STATED TASK. Send back all the data below, exactly as given.

STORED DATA.
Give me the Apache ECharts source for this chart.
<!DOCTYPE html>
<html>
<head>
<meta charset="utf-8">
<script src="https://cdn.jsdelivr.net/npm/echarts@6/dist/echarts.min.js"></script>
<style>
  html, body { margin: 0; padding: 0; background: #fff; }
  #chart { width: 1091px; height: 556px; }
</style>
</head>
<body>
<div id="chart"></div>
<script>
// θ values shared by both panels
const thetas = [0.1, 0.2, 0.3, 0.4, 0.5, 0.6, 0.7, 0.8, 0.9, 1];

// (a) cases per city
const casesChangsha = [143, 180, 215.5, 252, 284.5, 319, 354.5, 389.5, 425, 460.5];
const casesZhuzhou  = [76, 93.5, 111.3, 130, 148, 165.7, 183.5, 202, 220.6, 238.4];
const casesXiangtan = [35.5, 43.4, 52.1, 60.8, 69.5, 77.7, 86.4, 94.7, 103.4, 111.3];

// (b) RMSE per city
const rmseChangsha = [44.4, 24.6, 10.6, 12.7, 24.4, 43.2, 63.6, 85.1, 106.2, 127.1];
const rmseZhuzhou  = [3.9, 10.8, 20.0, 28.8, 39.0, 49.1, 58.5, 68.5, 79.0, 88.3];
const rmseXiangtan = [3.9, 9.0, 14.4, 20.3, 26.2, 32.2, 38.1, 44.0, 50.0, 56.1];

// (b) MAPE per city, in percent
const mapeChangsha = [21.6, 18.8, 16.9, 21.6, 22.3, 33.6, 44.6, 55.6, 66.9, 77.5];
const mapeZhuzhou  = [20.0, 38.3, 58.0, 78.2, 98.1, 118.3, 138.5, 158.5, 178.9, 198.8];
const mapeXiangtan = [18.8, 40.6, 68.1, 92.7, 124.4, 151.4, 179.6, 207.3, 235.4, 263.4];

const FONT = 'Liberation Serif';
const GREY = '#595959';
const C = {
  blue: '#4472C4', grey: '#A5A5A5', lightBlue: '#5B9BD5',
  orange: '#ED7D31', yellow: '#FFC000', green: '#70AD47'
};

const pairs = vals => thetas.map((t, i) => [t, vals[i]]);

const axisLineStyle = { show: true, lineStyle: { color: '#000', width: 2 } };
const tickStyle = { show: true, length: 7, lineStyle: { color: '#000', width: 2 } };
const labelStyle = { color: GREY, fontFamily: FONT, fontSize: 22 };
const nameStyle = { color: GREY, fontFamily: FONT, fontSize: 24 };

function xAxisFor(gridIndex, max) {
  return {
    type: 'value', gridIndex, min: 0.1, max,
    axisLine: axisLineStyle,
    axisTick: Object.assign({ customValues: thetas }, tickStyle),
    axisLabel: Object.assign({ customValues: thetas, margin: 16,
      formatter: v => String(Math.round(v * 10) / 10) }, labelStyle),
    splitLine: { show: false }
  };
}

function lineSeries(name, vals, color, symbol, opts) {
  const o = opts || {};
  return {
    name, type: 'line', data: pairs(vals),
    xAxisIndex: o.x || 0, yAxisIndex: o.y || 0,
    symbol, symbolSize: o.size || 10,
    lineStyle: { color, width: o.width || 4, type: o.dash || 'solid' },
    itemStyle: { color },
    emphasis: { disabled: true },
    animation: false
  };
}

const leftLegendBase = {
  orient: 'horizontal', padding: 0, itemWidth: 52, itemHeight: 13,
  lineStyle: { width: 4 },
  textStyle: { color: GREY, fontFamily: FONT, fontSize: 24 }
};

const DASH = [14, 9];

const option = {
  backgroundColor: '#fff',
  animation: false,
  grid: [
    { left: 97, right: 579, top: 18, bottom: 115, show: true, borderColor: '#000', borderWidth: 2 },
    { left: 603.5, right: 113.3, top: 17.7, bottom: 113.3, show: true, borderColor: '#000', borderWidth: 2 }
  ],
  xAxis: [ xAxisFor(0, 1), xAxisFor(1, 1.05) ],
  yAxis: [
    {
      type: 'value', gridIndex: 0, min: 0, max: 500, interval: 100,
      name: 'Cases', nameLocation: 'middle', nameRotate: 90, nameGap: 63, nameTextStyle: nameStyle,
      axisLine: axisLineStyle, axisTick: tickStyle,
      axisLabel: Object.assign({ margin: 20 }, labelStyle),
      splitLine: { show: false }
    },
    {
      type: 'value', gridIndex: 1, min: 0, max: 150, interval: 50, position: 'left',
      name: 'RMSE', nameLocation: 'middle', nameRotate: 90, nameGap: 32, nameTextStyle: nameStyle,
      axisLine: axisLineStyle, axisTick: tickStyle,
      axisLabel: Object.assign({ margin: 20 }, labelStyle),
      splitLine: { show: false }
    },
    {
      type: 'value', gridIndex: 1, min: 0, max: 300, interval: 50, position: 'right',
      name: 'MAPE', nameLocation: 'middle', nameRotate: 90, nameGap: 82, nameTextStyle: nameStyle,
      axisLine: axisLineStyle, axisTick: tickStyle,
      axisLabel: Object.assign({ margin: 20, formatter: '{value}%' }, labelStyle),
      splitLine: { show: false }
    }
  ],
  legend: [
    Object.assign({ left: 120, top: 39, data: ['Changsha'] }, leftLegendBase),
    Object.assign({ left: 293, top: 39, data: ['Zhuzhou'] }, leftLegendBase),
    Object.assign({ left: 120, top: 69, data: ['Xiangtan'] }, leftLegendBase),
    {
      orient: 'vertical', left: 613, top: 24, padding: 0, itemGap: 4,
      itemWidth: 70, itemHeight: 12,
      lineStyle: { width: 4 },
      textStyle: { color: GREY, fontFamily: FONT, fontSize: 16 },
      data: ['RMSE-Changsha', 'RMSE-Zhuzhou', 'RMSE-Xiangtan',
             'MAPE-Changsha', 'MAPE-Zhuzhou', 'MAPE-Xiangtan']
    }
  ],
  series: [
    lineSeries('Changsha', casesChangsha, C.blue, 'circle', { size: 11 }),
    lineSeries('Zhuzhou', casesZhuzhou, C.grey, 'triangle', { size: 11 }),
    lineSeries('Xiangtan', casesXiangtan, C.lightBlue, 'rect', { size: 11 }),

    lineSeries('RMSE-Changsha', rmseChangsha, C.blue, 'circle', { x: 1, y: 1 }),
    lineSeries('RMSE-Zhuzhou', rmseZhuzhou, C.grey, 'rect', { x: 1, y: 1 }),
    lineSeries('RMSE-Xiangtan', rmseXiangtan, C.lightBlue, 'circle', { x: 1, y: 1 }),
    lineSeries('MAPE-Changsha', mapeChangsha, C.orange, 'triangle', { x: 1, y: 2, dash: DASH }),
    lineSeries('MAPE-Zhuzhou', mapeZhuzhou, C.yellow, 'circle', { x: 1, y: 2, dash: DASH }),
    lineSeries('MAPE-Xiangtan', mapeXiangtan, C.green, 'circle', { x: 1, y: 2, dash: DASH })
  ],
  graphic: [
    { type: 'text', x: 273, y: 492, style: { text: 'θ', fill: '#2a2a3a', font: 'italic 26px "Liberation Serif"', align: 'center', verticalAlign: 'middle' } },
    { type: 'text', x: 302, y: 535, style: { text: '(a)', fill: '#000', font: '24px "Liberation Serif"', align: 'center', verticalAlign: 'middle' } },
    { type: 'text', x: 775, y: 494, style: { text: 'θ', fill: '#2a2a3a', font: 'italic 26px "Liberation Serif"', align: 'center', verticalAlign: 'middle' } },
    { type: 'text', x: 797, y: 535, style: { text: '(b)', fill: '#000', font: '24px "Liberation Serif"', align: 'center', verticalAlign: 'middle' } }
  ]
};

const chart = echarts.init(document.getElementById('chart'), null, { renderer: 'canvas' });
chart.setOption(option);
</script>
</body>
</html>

FINISHED TASK.
Give me the Apache ECharts source for this chart.
<!DOCTYPE html>
<html>
<head>
<meta charset="utf-8">
<script src="https://cdn.jsdelivr.net/npm/echarts@6/dist/echarts.min.js"></script>
<style>
  html, body { margin: 0; padding: 0; background: #fff; }
  #chart { width: 1091px; height: 556px; }
</style>
</head>
<body>
<div id="chart"></div>
<script>
// θ values shared by both panels
const thetas = [0.1, 0.2, 0.3, 0.4, 0.5, 0.6, 0.7, 0.8, 0.9, 1];

// (a) cases per city
const casesChangsha = [143, 180, 215.5, 252, 284.5, 319, 354.5, 389.5, 425, 460.5];
const casesZhuzhou  = [76, 93.5, 111.3, 130, 148, 165.7, 183.5, 202, 220.6, 238.4];
const casesXiangtan = [35.5, 43.4, 52.1, 60.8, 69.5, 77.7, 86.4, 94.7, 103.4, 111.3];

// (b) RMSE per city
const rmseChangsha = [44.4, 24.6, 10.6, 12.7, 24.4, 43.2, 63.6, 85.1, 106.2, 127.1];
const rmseZhuzhou  = [3.9, 10.8, 20.0, 28.8, 39.0, 49.1, 58.5, 68.5, 79.0, 88.3];
const rmseXiangtan = [3.9, 9.0, 14.4, 20.3, 26.2, 32.2, 38.1, 44.0, 50.0, 56.1];

// (b) MAPE per city, in percent
const mapeChangsha = [21.6, 18.8, 16.9, 21.6, 22.3, 33.6, 44.6, 55.6, 66.9, 77.5];
const mapeZhuzhou  = [20.0, 38.3, 58.0, 78.2, 98.1, 118.3, 138.5, 158.5, 178.9, 198.8];
const mapeXiangtan = [18.8, 40.6, 68.1, 92.7, 124.4, 151.4, 179.6, 207.3, 235.4, 263.4];

const FONT = 'Liberation Serif';
const GREY = '#595959';
const C = {
  blue: '#4472C4', grey: '#A5A5A5', lightBlue: '#5B9BD5',
  orange: '#ED7D31', yellow: '#FFC000', green: '#70AD47'
};

const pairs = vals => thetas.map((t, i) => [t, vals[i]]);

const axisLineStyle = { show: true, lineStyle: { color: '#000', width: 2 } };
const tickStyle = { show: true, length: 7, lineStyle: { color: '#000', width: 2 } };
const labelStyle = { color: GREY, fontFamily: FONT, fontSize: 22 };
const nameStyle = { color: GREY, fontFamily: FONT, fontSize: 24 };

function xAxisFor(gridIndex, max) {
  return {
    type: 'value', gridIndex, min: 0.1, max,
    axisLine: axisLineStyle,
    axisTick: Object.assign({ customValues: thetas }, tickStyle),
    axisLabel: Object.assign({ customValues: thetas, margin: 16,
      formatter: v => String(Math.round(v * 10) / 10) }, labelStyle),
    splitLine: { show: false }
  };
}

function lineSeries(name, vals, color, symbol, opts) {
  const o = opts || {};
  return {
    name, type: 'line', data: pairs(vals),
    xAxisIndex: o.x || 0, yAxisIndex: o.y || 0,
    symbol, symbolSize: o.size || 10,
    lineStyle: { color, width: o.width || 4, type: o.dash || 'solid' },
    itemStyle: { color },
    emphasis: { disabled: true },
    animation: false
  };
}

const leftLegendBase = {
  orient: 'horizontal', padding: 0, itemWidth: 52, itemHeight: 13,
  lineStyle: { width: 4 },
  textStyle: { color: GREY, fontFamily: FONT, fontSize: 24 }
};

const DASH = [14, 9];

const option = {
  backgroundColor: '#fff',
  animation: false,
  grid: [
    { left: 97, right: 579, top: 18, bottom: 115, show: true, borderColor: '#000', borderWidth: 2 },
    { left: 603.5, right: 113.3, top: 17.7, bottom: 113.3, show: true, borderColor: '#000', borderWidth: 2 }
  ],
  xAxis: [ xAxisFor(0, 1), xAxisFor(1, 1.05) ],
  yAxis: [
    {
      type: 'value', gridIndex: 0, min: 0, max: 500, interval: 100,
      name: 'Cases', nameLocation: 'middle', nameRotate: 90, nameGap: 63, nameTextStyle: nameStyle,
      axisLine: axisLineStyle, axisTick: tickStyle,
      axisLabel: Object.assign({ margin: 20 }, labelStyle),
      splitLine: { show: false }
    },
    {
      type: 'value', gridIndex: 1, min: 0, max: 150, interval: 50, position: 'left',
      name: 'RMSE', nameLocation: 'middle', nameRotate: 90, nameGap: 32, nameTextStyle: nameStyle,
      axisLine: axisLineStyle, axisTick: tickStyle,
      axisLabel: Object.assign({ margin: 20 }, labelStyle),
      splitLine: { show: false }
    },
    {
      type: 'value', gridIndex: 1, min: 0, max: 300, interval: 50, position: 'right',
      name: 'MAPE', nameLocation: 'middle', nameRotate: 90, nameGap: 82, nameTextStyle: nameStyle,
      axisLine: axisLineStyle, axisTick: tickStyle,
      axisLabel: Object.assign({ margin: 20, formatter: '{value}%' }, labelStyle),
      splitLine: { show: false }
    }
  ],
  legend: [
    Object.assign({ left: 120, top: 39, data: ['Changsha'] }, leftLegendBase),
    Object.assign({ left: 293, top: 39, data: ['Zhuzhou'] }, leftLegendBase),
    Object.assign({ left: 120, top: 69, data: ['Xiangtan'] }, leftLegendBase),
    {
      orient: 'vertical', left: 613, top: 24, padding: 0, itemGap: 4,
      itemWidth: 70, itemHeight: 12,
      lineStyle: { width: 4 },
      textStyle: { color: GREY, fontFamily: FONT, fontSize: 16 },
      data: ['RMSE-Changsha', 'RMSE-Zhuzhou', 'RMSE-Xiangtan',
             'MAPE-Changsha', 'MAPE-Zhuzhou', 'MAPE-Xiangtan']
    }
  ],
  series: [
    lineSeries('Changsha', casesChangsha, C.blue, 'circle', { size: 11 }),
    lineSeries('Zhuzhou', casesZhuzhou, C.grey, 'triangle', { size: 11 }),
    lineSeries('Xiangtan', casesXiangtan, C.lightBlue, 'rect', { size: 11 }),

    lineSeries('RMSE-Changsha', rmseChangsha, C.blue, 'circle', { x: 1, y: 1 }),
    lineSeries('RMSE-Zhuzhou', rmseZhuzhou, C.grey, 'rect', { x: 1, y: 1 }),
    lineSeries('RMSE-Xiangtan', rmseXiangtan, C.lightBlue, 'circle', { x: 1, y: 1 }),
    lineSeries('MAPE-Changsha', mapeChangsha, C.orange, 'triangle', { x: 1, y: 2, dash: DASH }),
    lineSeries('MAPE-Zhuzhou', mapeZhuzhou, C.yellow, 'circle', { x: 1, y: 2, dash: DASH }),
    lineSeries('MAPE-Xiangtan', mapeXiangtan, C.green, 'circle', { x: 1, y: 2, dash: DASH })
  ],
  graphic: [
    { type: 'text', x: 273, y: 492, style: { text: 'θ', fill: '#2a2a3a', font: 'italic 26px "Liberation Serif"', align: 'center', verticalAlign: 'middle' } },
    { type: 'text', x: 302, y: 535, style: { text: '(a)', fill: '#000', font: '24px "Liberation Serif"', align: 'center', verticalAlign: 'middle' } },
    { type: 'text', x: 775, y: 494, style: { text: 'θ', fill: '#2a2a3a', font: 'italic 26px "Liberation Serif"', align: 'center', verticalAlign: 'middle' } },
    { type: 'text', x: 797, y: 535, style: { text: '(b)', fill: '#000', font: '24px "Liberation Serif"', align: 'center', verticalAlign: 'middle' } }
  ]
};

const chart = echarts.init(document.getElementById('chart'), null, { renderer: 'canvas' });
chart.setOption(option);
</script>
</body>
</html>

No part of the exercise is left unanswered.